▸ TASK DESCRIPTION
Output the lines below exactly, please, from the first line until the line with "for d in days]", counting both.

Data records
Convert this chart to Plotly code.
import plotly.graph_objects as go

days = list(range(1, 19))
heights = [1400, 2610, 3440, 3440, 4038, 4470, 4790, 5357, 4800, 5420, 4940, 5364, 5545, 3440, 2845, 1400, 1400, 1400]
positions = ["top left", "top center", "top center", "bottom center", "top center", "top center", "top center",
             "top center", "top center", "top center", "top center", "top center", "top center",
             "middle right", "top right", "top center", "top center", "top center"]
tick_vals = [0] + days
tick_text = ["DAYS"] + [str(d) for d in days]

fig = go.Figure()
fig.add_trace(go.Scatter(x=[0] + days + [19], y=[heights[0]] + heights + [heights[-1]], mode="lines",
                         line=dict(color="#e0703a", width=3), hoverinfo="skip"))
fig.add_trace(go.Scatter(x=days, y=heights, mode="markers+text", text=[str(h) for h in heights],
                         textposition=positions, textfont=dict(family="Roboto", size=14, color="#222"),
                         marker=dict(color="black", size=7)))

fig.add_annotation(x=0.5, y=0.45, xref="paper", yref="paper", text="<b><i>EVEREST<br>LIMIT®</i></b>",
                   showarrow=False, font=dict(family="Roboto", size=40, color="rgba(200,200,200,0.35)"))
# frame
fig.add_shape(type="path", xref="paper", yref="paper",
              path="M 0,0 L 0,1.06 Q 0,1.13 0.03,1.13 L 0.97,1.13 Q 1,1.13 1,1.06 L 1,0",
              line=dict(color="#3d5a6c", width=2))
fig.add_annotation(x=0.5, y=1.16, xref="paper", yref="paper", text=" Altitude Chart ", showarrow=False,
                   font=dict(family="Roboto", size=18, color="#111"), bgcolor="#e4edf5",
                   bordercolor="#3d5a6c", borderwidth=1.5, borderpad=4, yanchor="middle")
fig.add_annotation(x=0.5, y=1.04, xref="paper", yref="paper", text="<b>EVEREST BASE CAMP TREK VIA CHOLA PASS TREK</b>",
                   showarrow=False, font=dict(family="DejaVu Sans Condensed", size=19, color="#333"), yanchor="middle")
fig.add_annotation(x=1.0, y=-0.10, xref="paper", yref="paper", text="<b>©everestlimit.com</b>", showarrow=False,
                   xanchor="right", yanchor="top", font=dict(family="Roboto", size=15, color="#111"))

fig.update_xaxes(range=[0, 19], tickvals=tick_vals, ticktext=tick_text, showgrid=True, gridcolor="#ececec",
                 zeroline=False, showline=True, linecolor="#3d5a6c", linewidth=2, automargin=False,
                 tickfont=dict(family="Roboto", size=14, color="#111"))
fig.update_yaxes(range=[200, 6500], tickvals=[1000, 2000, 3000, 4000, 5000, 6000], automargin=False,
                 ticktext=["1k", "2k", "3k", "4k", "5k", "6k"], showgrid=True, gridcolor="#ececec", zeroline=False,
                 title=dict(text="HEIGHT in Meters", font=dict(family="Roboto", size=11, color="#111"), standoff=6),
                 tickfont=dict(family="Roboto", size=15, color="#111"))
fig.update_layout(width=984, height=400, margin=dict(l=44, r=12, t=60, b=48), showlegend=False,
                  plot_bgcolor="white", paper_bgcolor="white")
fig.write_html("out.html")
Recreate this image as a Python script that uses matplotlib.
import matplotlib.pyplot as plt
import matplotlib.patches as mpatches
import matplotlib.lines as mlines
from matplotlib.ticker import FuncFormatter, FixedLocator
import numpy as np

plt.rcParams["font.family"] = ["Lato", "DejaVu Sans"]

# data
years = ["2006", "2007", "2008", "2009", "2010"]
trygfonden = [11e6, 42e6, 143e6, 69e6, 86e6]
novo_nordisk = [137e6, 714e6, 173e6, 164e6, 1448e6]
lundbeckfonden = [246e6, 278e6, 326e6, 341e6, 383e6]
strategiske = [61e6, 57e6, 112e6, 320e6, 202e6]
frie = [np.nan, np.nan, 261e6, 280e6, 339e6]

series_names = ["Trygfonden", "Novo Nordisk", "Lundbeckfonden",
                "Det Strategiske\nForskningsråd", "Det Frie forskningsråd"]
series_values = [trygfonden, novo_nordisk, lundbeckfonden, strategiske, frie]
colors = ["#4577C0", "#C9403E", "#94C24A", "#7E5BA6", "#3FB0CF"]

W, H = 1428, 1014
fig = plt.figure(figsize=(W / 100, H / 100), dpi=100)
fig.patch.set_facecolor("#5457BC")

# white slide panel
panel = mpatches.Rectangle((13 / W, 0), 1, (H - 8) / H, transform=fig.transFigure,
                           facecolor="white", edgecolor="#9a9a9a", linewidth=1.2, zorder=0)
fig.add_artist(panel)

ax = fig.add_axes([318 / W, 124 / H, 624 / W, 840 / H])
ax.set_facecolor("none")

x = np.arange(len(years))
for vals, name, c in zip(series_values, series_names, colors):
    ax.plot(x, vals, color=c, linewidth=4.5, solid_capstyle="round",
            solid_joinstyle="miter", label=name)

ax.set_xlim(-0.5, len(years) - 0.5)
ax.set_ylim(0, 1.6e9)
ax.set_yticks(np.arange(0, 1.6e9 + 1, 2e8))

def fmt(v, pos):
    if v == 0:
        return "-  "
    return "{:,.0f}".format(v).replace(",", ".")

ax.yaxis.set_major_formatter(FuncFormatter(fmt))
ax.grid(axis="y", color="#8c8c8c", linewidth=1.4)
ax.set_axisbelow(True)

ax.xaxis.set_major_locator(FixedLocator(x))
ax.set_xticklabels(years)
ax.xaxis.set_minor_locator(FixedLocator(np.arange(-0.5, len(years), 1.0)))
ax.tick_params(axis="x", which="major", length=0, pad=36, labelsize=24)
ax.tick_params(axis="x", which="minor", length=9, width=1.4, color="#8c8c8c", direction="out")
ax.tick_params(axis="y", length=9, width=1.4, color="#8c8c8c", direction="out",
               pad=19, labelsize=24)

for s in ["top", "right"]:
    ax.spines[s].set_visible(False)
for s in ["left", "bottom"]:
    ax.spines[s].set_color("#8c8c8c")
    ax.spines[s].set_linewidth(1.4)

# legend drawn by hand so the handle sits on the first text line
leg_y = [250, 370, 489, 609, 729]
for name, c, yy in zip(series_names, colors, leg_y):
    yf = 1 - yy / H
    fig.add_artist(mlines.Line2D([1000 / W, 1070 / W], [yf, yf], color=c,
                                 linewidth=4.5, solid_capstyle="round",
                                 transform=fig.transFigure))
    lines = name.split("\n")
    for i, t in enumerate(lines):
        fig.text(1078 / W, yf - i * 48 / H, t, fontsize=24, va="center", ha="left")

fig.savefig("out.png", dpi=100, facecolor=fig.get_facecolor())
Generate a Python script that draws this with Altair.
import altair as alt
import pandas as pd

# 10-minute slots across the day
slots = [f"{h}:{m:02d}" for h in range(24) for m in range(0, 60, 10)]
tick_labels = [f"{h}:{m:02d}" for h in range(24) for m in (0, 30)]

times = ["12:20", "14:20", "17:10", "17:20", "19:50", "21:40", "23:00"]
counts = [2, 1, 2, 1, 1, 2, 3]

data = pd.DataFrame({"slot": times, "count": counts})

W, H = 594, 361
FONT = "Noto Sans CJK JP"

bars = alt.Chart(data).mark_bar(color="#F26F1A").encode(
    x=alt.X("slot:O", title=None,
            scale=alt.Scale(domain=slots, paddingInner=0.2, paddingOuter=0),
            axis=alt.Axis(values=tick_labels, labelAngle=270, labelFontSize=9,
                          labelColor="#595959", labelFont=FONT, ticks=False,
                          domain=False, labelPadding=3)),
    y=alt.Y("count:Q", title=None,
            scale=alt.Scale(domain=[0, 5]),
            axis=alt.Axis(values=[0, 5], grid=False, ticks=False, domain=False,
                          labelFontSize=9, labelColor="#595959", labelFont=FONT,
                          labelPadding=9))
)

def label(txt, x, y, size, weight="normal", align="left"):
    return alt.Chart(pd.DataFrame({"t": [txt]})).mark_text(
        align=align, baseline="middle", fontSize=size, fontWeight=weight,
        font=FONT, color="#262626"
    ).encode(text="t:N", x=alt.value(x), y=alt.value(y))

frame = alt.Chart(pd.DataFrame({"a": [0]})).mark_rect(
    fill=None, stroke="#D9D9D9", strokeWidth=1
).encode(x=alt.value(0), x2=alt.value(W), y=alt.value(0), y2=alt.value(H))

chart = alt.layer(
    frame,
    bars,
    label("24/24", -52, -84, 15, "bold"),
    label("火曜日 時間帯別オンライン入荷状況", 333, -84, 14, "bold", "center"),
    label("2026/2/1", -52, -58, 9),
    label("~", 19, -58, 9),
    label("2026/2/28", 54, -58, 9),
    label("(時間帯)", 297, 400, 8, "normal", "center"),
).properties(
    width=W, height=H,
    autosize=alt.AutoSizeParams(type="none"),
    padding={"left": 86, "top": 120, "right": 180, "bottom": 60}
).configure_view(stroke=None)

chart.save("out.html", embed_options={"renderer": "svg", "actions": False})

▸ RESULT OF THE EXERCISE
Convert this chart to Plotly code.
import plotly.graph_objects as go

days = list(range(1, 19))
heights = [1400, 2610, 3440, 3440, 4038, 4470, 4790, 5357, 4800, 5420, 4940, 5364, 5545, 3440, 2845, 1400, 1400, 1400]
positions = ["top left", "top center", "top center", "bottom center", "top center", "top center", "top center",
             "top center", "top center", "top center", "top center", "top center", "top center",
             "middle right", "top right", "top center", "top center", "top center"]
tick_vals = [0] + days
tick_text = ["DAYS"] + [str(d) for d in days]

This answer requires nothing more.